We also took a somewhat circuitous route to allow time to acclimate to the altitude. We seemed to be heading straight for the main peak the first day and part of the second, and then veered east to the base of Mawenzi Peak, another mountain along the Kilimanjaro ridge, which is lower (about 17,000 feet) but much craggier and a technical climb rather than a hike. Sierra called it the most beautiful campsite she had ever seen (and she’s done a lot of camping in her life).  The last “approach” day was across a very open moonscape that looked like something out of a sci-fi movie on a distant planet, to Kibo Hut campsite at 15,466 feet. We ate and went right to bed for a planned 11 p.m. starting time. For those who have climbed Kilimanjaro, you know that this was a particularly early start time. We did so because it was a brilliantly bright and huge full moon, which allowed us to climb with no headlamps, and also to be first to the summit, which we had all to ourselves rather than the typical mob scene. The tradeoff was that we did not see the sunrise from Uhuru Peak (it was way too cold and windy to wait around!), but with this route there is a much longer hike to and from the summit along the crater rim from Gillman’s Point (18,763 feet), and we had spectacular views of the glaciers and crater along the way, and saw sunrise from Gillman’s Point before we headed down.  (Don’t tell on our guides, but our descent was relatively quick because we boot skied a lot of the vertical descent down the steep glacial till rather than taking the trail, which was great fun.) We hiked down the other (south) side along the Marangu Route, which allowed us to see the “other side” of the ecosystem (definitely wetter and muddier).
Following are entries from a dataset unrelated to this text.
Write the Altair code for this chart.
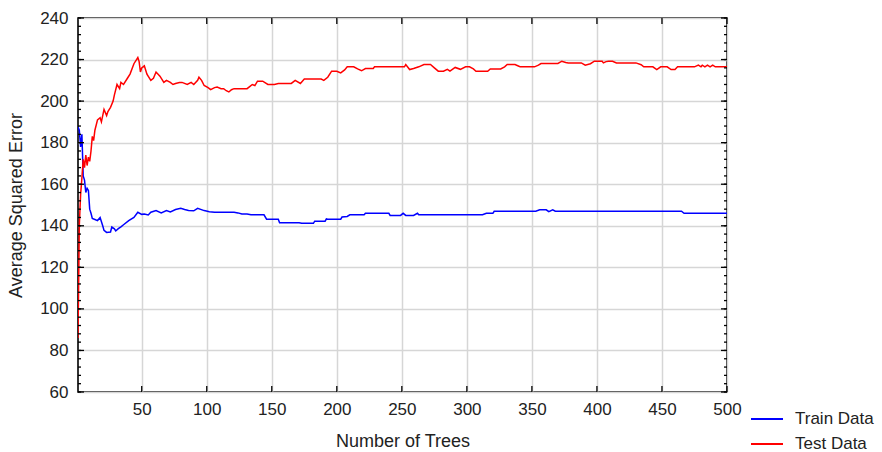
import altair as alt
import pandas as pd

# ---- data ----
train_trees = [1, 2, 3, 4, 5, 6, 7, 8, 9, 10, 11, 12, 14, 16, 18, 20, 21, 23, 26, 27, 29, 30, 32, 34, 36, 40, 44, 47, 50,
               52, 55, 57, 61, 65, 69, 72, 76, 80, 83, 86, 90, 93, 98, 102, 106, 121, 124, 127, 131, 134, 144, 146, 155,
               156, 171, 173, 182, 183, 191, 192, 193, 203, 204, 208, 210, 221, 222, 240, 241, 249, 251, 253, 259, 262,
               263, 312, 315, 320, 321, 353, 356, 361, 363, 366, 368, 465, 467, 500]
train_error = [187.5, 186, 178, 184, 164, 162, 156, 158, 157, 148, 146, 143.5, 143, 142.5, 144, 140, 137.8, 136.8, 137,
               139.4, 138.5, 137.5, 138.6, 139.5, 140.5, 142.5, 144, 146.5, 145.5, 145.7, 145.2, 146.5, 147.3, 146.2,
               147.3, 146.7, 147.8, 148.4, 147.8, 147.4, 147.2, 148.4, 147.3, 146.8, 146.5, 146.5, 146.2, 145.7, 145.7,
               145.3, 145.3, 143.2, 143.2, 141.5, 141.5, 141.2, 141.2, 142.2, 142.2, 143.3, 143.2, 143.2, 144.2, 144.5,
               145.3, 145.3, 146, 146, 145, 145, 146, 145, 145, 146, 145.3, 145.3, 146, 146, 147, 147, 147.7, 147.7,
               146.8, 147.7, 147, 147, 146, 146]

test_trees = [1, 2, 3, 4, 5, 6, 7, 8, 9, 10, 11, 12, 13, 14, 16, 18, 19, 21, 23, 24, 26, 28, 29, 31, 33, 34, 36, 39, 41,
              44, 46, 47, 48, 49, 50, 52, 54, 57, 59, 61, 64, 67, 69, 72, 74, 76, 79, 81, 85, 88, 90, 93, 94, 96, 98,
              101, 103, 106, 108, 111, 113, 115, 117, 119, 121, 126, 131, 133, 135, 137, 139, 143, 147, 152, 155, 165,
              168, 172, 175, 188, 190, 193, 196, 200, 203, 206, 208, 213, 216, 219, 222, 228, 229, 252, 253, 256, 259,
              263, 267, 272, 275, 278, 282, 285, 287, 291, 295, 299, 302, 305, 307, 316, 318, 326, 329, 331, 337, 340,
              341, 352, 355, 357, 370, 373, 376, 378, 388, 391, 395, 398, 404, 405, 407, 409, 412, 415, 430, 434, 436,
              443, 446, 449, 454, 457, 460, 462, 475, 478, 480, 481, 483, 485, 487, 489, 491, 500]
test_error = [86, 140, 155, 163, 172, 168, 174, 169, 173, 171, 176, 183, 181, 186, 191, 192, 190, 196, 193, 195, 197, 200,
              203, 208, 206, 209, 208, 211, 213, 218, 220, 221, 219, 214, 216, 217, 213, 210, 211, 214, 212, 209, 210,
              209, 208, 208.5, 209, 209, 208, 209, 208, 210, 211.5, 210, 207.5, 206.5, 205.5, 206.5, 206.8, 206, 206,
              205, 204.4, 205.5, 206, 206, 206, 207, 208, 207.5, 209.6, 209.6, 208, 208, 208.5, 208.5, 210, 208.5,
              210.6, 210.6, 210, 211.5, 214.4, 214.4, 213.6, 215, 216.5, 216.5, 215.5, 214.6, 215.7, 215.7, 216.5,
              216.5, 217.6, 215.2, 215.7, 216.5, 217.6, 217.6, 216, 214.4, 214.4, 215.3, 214.4, 216.2, 215.3, 216.5,
              216.5, 215.5, 214.4, 214.4, 215.5, 215.5, 216.5, 217.6, 217.6, 216.8, 216.5, 216.5, 217.3, 218.1, 218.1,
              219.2, 218.6, 218.4, 218.4, 217.3, 218, 219.2, 219.2, 218.4, 219, 219.2, 219.2, 218.4, 218.4, 217.5,
              216.5, 216.5, 215.2, 216.5, 216.5, 215.2, 215.2, 216.5, 216.5, 217.3, 216.5, 217.3, 216.5, 217.3, 216.5,
              217.3, 216.5, 216.5]

series_names = ["Train Data", "Test Data"]
x_ticks = [50, 100, 150, 200, 250, 300, 350, 400, 450, 500]
y_ticks = [60, 80, 100, 120, 140, 160, 180, 200, 220, 240]
y_minor = [v for v in range(60, 241, 4)]

train_df = pd.DataFrame({"trees": train_trees, "error": train_error, "series": series_names[0]})
test_df = pd.DataFrame({"trees": test_trees, "error": test_error, "series": series_names[1]})
ymaj_df = pd.DataFrame({"v": y_ticks})
ymin_df = pd.DataFrame({"v": y_minor})
xt_df = pd.DataFrame({"t": x_ticks})

W, H = 649, 374
FONT = "Liberation Sans"
TXT = "#222222"

xscale = alt.Scale(domain=[1, 500], nice=False, zero=False)
yscale = alt.Scale(domain=[60, 240], nice=False, zero=False)

xaxis = alt.Axis(values=x_ticks, title="Number of Trees", grid=True, ticks=False, domain=False,
                 labelFontSize=17, titleFontSize=18, labelPadding=9, titlePadding=15,
                 labelFont=FONT, titleFont=FONT, labelColor=TXT, titleColor=TXT, titleFontWeight="normal",
                 gridColor="#d6d6d6", gridWidth=1.5, labelFlush=False)
yaxis = alt.Axis(values=y_ticks, title="Average Squared Error", grid=True, ticks=False, domain=False,
                 labelFontSize=17, titleFontSize=18, labelPadding=10, titlePadding=14,
                 labelFont=FONT, titleFont=FONT, labelColor=TXT, titleColor=TXT, titleFontWeight="normal",
                 gridColor="#d6d6d6", gridWidth=1.5)

color = alt.Color("series:N", scale=alt.Scale(domain=series_names, range=["#0000ff", "#ff0000"]),
                  legend=alt.Legend(title=None, orient="none", legendX=672, legendY=384, symbolType="stroke",
                                    symbolSize=1024, symbolStrokeWidth=2, labelFontSize=17, labelFont=FONT,
                                    labelColor=TXT, labelOffset=11, rowPadding=-8, padding=0))

train_line = alt.Chart(train_df).mark_line(strokeWidth=1.5, clip=True).encode(
    x=alt.X("trees:Q", scale=xscale, axis=xaxis),
    y=alt.Y("error:Q", scale=yscale, axis=yaxis),
    color=color,
)
test_line = alt.Chart(test_df).mark_line(strokeWidth=1.5, clip=True).encode(
    x=alt.X("trees:Q", scale=xscale),
    y=alt.Y("error:Q", scale=yscale),
    color=color,
)

tick_style = dict(color="black", strokeWidth=1.3)
left_major = alt.Chart(ymaj_df).mark_rule(**tick_style).encode(
    y=alt.Y("v:Q", scale=yscale), x=alt.value(0), x2=alt.value(6))
left_minor = alt.Chart(ymin_df).mark_rule(**tick_style).encode(
    y=alt.Y("v:Q", scale=yscale), x=alt.value(0), x2=alt.value(3))
right_major = alt.Chart(ymaj_df).mark_rule(**tick_style).encode(
    y=alt.Y("v:Q", scale=yscale), x=alt.value(W), x2=alt.value(W - 6))
right_minor = alt.Chart(ymin_df).mark_rule(**tick_style).encode(
    y=alt.Y("v:Q", scale=yscale), x=alt.value(W), x2=alt.value(W - 3))
bottom_ticks = alt.Chart(xt_df).mark_rule(**tick_style).encode(
    x=alt.X("t:Q", scale=xscale), y=alt.value(H), y2=alt.value(H - 6))
top_ticks = alt.Chart(xt_df).mark_rule(**tick_style).encode(
    x=alt.X("t:Q", scale=xscale), y=alt.value(0), y2=alt.value(6))

chart = alt.layer(
    train_line, test_line, left_major, left_minor, right_major, right_minor, bottom_ticks, top_ticks
).properties(
    width=W, height=H,
    autosize=alt.AutoSizeParams(type="none"),
    padding={"left": 78, "top": 18, "right": 882 - 78 - W, "bottom": 452 - 18 - H},
    background="white",
).configure_view(
    stroke="black", strokeWidth=1.6
)

chart.save("out.html", embed_options={"renderer": "svg", "actions": False})
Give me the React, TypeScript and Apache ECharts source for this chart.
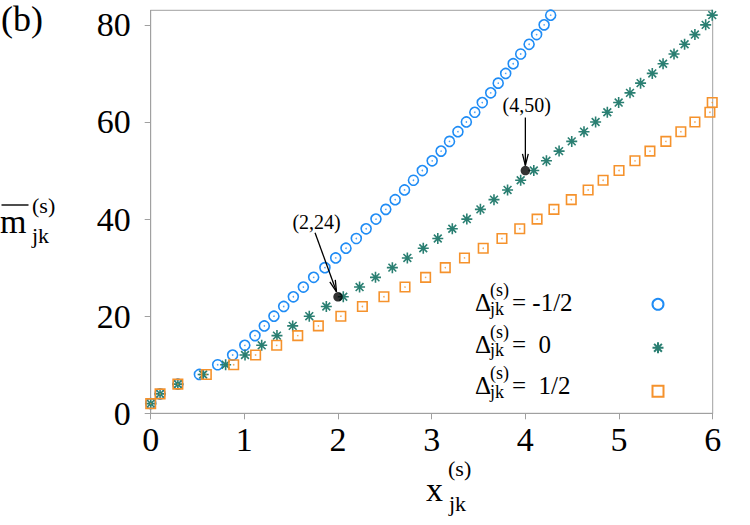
import React, { useEffect, useRef } from "react";
import * as echarts from "echarts";

// Mean value levels and the x positions where each curve reaches them
const mBlue = [2, 4, 6, 8, 10, 12, 14, 16, 18, 20, 22, 24, 26, 28, 30, 32, 34, 36, 38, 40, 42, 44, 46, 48, 50, 52, 54, 56, 58, 60, 62, 64, 66, 68, 70, 72, 74, 76, 78, 80, 82];
const xBlue = [0, 0.1, 0.29, 0.52, 0.715, 0.875, 1.005, 1.113, 1.213, 1.316, 1.42, 1.523, 1.63, 1.74, 1.86, 1.975, 2.085, 2.195, 2.3, 2.405, 2.51, 2.61, 2.71, 2.805, 2.9, 3.005, 3.1, 3.19, 3.28, 3.37, 3.46, 3.54, 3.63, 3.71, 3.79, 3.87, 3.95, 4.04, 4.12, 4.2, 4.27];

const mGreen = [2, 4, 6, 8, 10, 12, 14, 16, 18, 20, 22, 24, 26, 28, 30, 32, 34, 36, 38, 40, 42, 44, 46, 48, 50, 52, 54, 56, 58, 60, 62, 64, 66, 68, 70, 72, 74, 76, 78, 80, 82];
const xGreen = [0, 0.1, 0.29, 0.56, 0.8, 1.007, 1.185, 1.348, 1.516, 1.693, 1.875, 2.056, 2.23, 2.4, 2.58, 2.74, 2.91, 3.065, 3.22, 3.375, 3.52, 3.665, 3.81, 3.95, 4.09, 4.225, 4.36, 4.495, 4.626, 4.75, 4.875, 4.996, 5.117, 5.23, 5.355, 5.47, 5.587, 5.7, 5.81, 5.925, 5.995];

const mOrange = [2, 4, 6, 8, 10, 12, 14, 16, 18, 20, 22, 24, 26, 28, 30, 32, 34, 36, 38, 40, 42, 44, 46, 48, 50, 52, 54, 56, 58, 60, 62, 64];
const xOrange = [0, 0.1, 0.29, 0.594, 0.886, 1.12, 1.345, 1.57, 1.79, 2.03, 2.26, 2.49, 2.715, 2.935, 3.145, 3.35, 3.55, 3.75, 3.94, 4.125, 4.305, 4.49, 4.67, 4.83, 5.0, 5.17, 5.33, 5.5, 5.66, 5.81, 5.97, 5.995];

const seriesNames = ["Δ = -1/2", "Δ = 0", "Δ = 1/2"];
const legendValues = ["= -1/2", "=  0", "=  1/2"];

const xTicks = [0, 1, 2, 3, 4, 5, 6];
const yTicks = [0, 20, 40, 60, 80];

// Highlighted points with their coordinate labels
const annotX = [2, 4];
const annotY = [24, 50];
const annotLabels = ["(2,24)", "(4,50)"];

const BLUE = "#1f8cf5";
const GREEN = "#2a7f72";
const ORANGE = "#f5922c";
const AXIS = "#a0a0a0";
const SERIF = "Liberation Serif";

const STAR = "path://M0,5L10,5M5,0L5,10M1.46,1.46L8.54,8.54M8.54,1.46L1.46,8.54";

// pixel offsets of label centre / arrow tail / arrow tip relative to each highlighted point
const annotLayout = [
  { text: [-21.5, -75], tail: [-23, -64], tip: [-1.5, -5] },
  { text: [1.3, -66], tail: [0, -53], tip: [0, -5] },
];

const pairs = (xs: number[], ms: number[]) => xs.map((x, i) => [x, ms[i]]);

function txt(text: string, x: number, y: number, size: number) {
  return {
    type: "text",
    x,
    y,
    z: 100,
    silent: true,
    style: {
      text,
      fontFamily: SERIF,
      fontSize: size,
      fill: "#000",
      align: "left",
      verticalAlign: "middle",
    },
  };
}

function arrow(x1: number, y1: number, x2: number, y2: number) {
  const ang = Math.atan2(y2 - y1, x2 - x1);
  const L = 12;
  const a = (14 * Math.PI) / 180;
  const p1 = [x2 - L * Math.cos(ang - a), y2 - L * Math.sin(ang - a)];
  const p2 = [x2 - L * Math.cos(ang + a), y2 - L * Math.sin(ang + a)];
  return [
    { type: "line", z: 100, silent: true, shape: { x1, y1, x2, y2 }, style: { stroke: "#000", lineWidth: 1.3 } },
    {
      type: "polyline",
      z: 100,
      silent: true,
      shape: { points: [p1, [x2, y2], p2] },
      style: { stroke: "#000", fill: "none", lineWidth: 1.3 },
    },
  ];
}

export default function App() {
  const ref = useRef<HTMLDivElement>(null);

  useEffect(() => {
    if (!ref.current) return;
    const chart = echarts.init(ref.current, null, { renderer: "svg" });

    const markerSeries = (name: string, data: number[][], symbol: string, size: number, color: string, z: number) => ({
      name,
      type: "scatter",
      data,
      symbol,
      symbolSize: size,
      z,
      itemStyle: { color: symbol === STAR ? color : "rgba(0,0,0,0)", borderColor: color, borderWidth: 1.6, opacity: 1 },
      emphasis: { disabled: true },
    });
    const dotSeries = (data: number[][], color: string, z: number) => ({
      type: "scatter",
      data,
      symbol: "circle",
      symbolSize: 1.6,
      z,
      silent: true,
      itemStyle: { color },
      emphasis: { disabled: true },
    });

    chart.setOption({
      animation: false,
      backgroundColor: "#fff",
      textStyle: { fontFamily: SERIF },
      grid: {
        left: 150.7,
        right: 37.3,
        top: 10.3,
        bottom: 111.7,
        show: true,
        borderColor: AXIS,
        borderWidth: 1,
      },
      xAxis: {
        type: "value",
        min: 0,
        max: 6,
        interval: 1,
        axisLine: { show: true, onZero: false, lineStyle: { color: AXIS, width: 1 } },
        axisTick: { show: true, inside: false, length: 6, lineStyle: { color: AXIS }, customValues: xTicks },
        axisLabel: { color: "#000", fontFamily: SERIF, fontSize: 34, margin: 9, customValues: xTicks },
        splitLine: { show: false },
      },
      yAxis: {
        type: "value",
        min: 0,
        max: 83,
        interval: 20,
        axisLine: { show: true, onZero: false, lineStyle: { color: AXIS, width: 1 } },
        axisTick: { show: true, inside: false, length: 6, lineStyle: { color: AXIS }, customValues: yTicks },
        axisLabel: { color: "#000", fontFamily: SERIF, fontSize: 34, margin: 20, customValues: yTicks },
        splitLine: { show: false },
      },
      legend: {
        data: seriesNames,
        orient: "vertical",
        left: 651.5,
        top: 297.8,
        padding: 0,
        itemWidth: 11,
        itemHeight: 11,
        itemGap: 30.5,
        formatter: () => "",
        textStyle: { fontSize: 10 },
        selectedMode: false,
      },
      series: [
        markerSeries(seriesNames[0], pairs(xBlue, mBlue), "circle", 10, BLUE, 2),
        dotSeries(pairs(xBlue, mBlue), BLUE, 2),
        markerSeries(seriesNames[1], pairs(xGreen, mGreen), STAR, 11, GREEN, 3),
        markerSeries(seriesNames[2], pairs(xOrange, mOrange), "rect", 9.5, ORANGE, 4),
        dotSeries(pairs(xOrange, mOrange), ORANGE, 4),
        {
          type: "scatter",
          data: pairs(annotX, annotY),
          symbol: "circle",
          symbolSize: 9.5,
          z: 10,
          silent: true,
          itemStyle: { color: "#000" },
        },
      ],
    });

    const graphics: any[] = [];
    // panel tag
    graphics.push(txt("(b)", 1, 19, 36));
    // y-axis name: m with overline, superscript (s), subscript jk
    graphics.push(txt("m", 0, 221.2, 34));
    graphics.push({ type: "line", z: 100, silent: true, shape: { x1: 1.5, y1: 205, x2: 28.5, y2: 205 }, style: { stroke: "#000", lineWidth: 1.4 } });
    graphics.push(txt("(s)", 32, 205.2, 22));
    graphics.push(txt("jk", 32, 235, 22));
    // x-axis name
    graphics.push(txt("x", 426, 489, 34));
    graphics.push(txt("(s)", 448, 468, 22));
    graphics.push(txt("jk", 449, 503.6, 22));
    // legend labels
    legendValues.forEach((v, i) => {
      const cy = 302.5 + i * 41.5;
      graphics.push(txt("Δ", 475, cy, 25));
      graphics.push(txt("(s)", 490, cy - 12.5, 18));
      graphics.push(txt("jk", 490, cy + 6.1, 18));
      graphics.push(txt(v, 512, cy, 25));
    });
    // annotations with arrows
    annotX.forEach((ax, i) => {
      const [px, py] = chart.convertToPixel({ gridIndex: 0 }, [ax, annotY[i]]) as number[];
      const lay = annotLayout[i];
      graphics.push({
        type: "text",
        x: px + lay.text[0],
        y: py + lay.text[1],
        z: 100,
        silent: true,
        style: {
          text: annotLabels[i],
          fontFamily: SERIF,
          fontSize: 20,
          fill: "#000",
          align: "center",
          verticalAlign: "middle",
        },
      });
      graphics.push(...arrow(px + lay.tail[0], py + lay.tail[1], px + lay.tip[0], py + lay.tip[1]));
    });

    chart.setOption({ graphic: graphics });

    return () => chart.dispose();
  }, []);

  return (
    <div
      ref={ref}
      style={{ position: "fixed", left: 0, top: 0, width: 750, height: 525, background: "#fff" }}
    />
  );
}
Progress toward the Zion 100 goal: The Zion 100 mile run is now less than three months away – close enough for me to start getting nervous about my preparation!  The Kilimanjaro trek was useful training because it was a lot of time on my feet, and strenuous because of the altitude and elevation gain. In another sense, however, between six days of hiking but no running, another five days of safari where large feline predators made running unwise (!), several days in between in Moshi (also not conducive to recreational running), and very long travel days on both ends, it was actually a bit of rest from serious running training. Now, with so little time before the race (a couple of weeks of which I need to “taper” to have fresh legs), I need to be very focused and diligent for the next couple of months. That means lots of early morning runs before work, so if I am a bit bleary-eyed at meetings and such, please bear with me!

[1] I abandoned my plan to run the Bigfoot Snowshoe 50K at the end of January, because I have not had enough opportunity to train on snowshoes this year. I will do two other long (25-35-mile) training runs in mid-late January instead.